In our first week, I spoke of the diversity of our holy Scripture. The Bible is a single book, yes, but this book is in fact a collection of various “book collections” — prophets, gospels, letters, etc. — designed to function together to provide us with a whole word from God. Viewed from this perspective, we see that the letter of James has been passed down to us as the lead letter in a collection called “the Catholic Epistles” (the letters of James, Peter, John, and Jude).

As I’ve already described, historical evidence strongly suggests that one of the reasons this collection was created was as a response to people we called “Paulinists.” These folks championed the Pauline writings in a manner that got them into trouble. Some ended up opposing Christianity and Judaism. Others opposed the present activity of the Spirit with the revelation of God made known in Christ Jesus. Many others opposed associating faith with obedience.

As it turns out, our earliest accounting for why these books were added to the Bible insists that they were included to ensure that believers didn’t misread Paul and end up disconnecting faith and deeds. According to Augustine of Hippo (writing ca. 413),

Even in the days of the Apostles certain somewhat obscure statements … of the Apostle Paul were misunderstood, and some thought that he was saying this: “Let us now do evil that good may come from it” [Romans 3:8] because he said “Now the law intervened that the offense might abound. But where the offense has abounded, grace has abounded yet more” [Romans 5:20] …. Since this problem is by no means new and had already arisen at the time of the Apostles, other apostolic letters of Peter, John, James and Jude are deliberately aimed against the argument I have been refuting and firmly uphold the doctrine that faith does not avail without good works. [Author’s Note 1]

Augustine’s essay goes on to offer a wide-ranging reading of the apostolic letters in order to arrive at a wholly apostolic understanding of the relation between faith and works. Augustine’s primary Pauline text in the essay (repeated 10 times) is Galatians 5:6, which insists that “the only thing that counts is faith working through love.” This is interwoven with almost 30 references to the various Catholic Epistles and many more from the gospels.

If Augustine is right (and I think he is), it means that some of us might need to change our understanding of how the Bible is meant to function. Though we might be troubled by apparent “contradictions” in the Bible, we needn’t be; instead, we might employ other ways of accounting for how texts relate to one another. Texts may be in tension, or in conversation; they may be meant to stand in a complementary relationship with other texts, or to offer correctives to potential misunderstandings of other texts. All this is to say that the Word of God is not found in single verses quoted out of context. The Word is heard by means of Spirit-inspired, wise syntheses of the diverse words found in our Scripture.
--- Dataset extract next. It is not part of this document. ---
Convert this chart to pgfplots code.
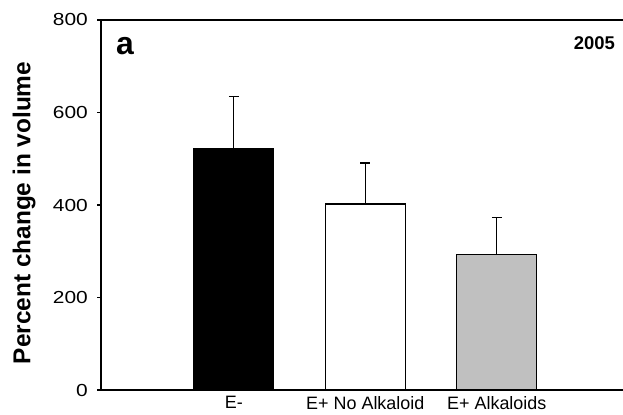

I believe the letters of the Catholic Epistles collection are meant to be read together in order to offer up a unified theological witness. [Author’s Note 2] Let me close this Lectio series on James, then, by offering up a handful of ways in which the letter sets the tone for the Catholic Epistle collection as a whole. You might begin by reading all seven letters in sequence (the whole collection is smaller than 2 Corinthians). I have three points to make.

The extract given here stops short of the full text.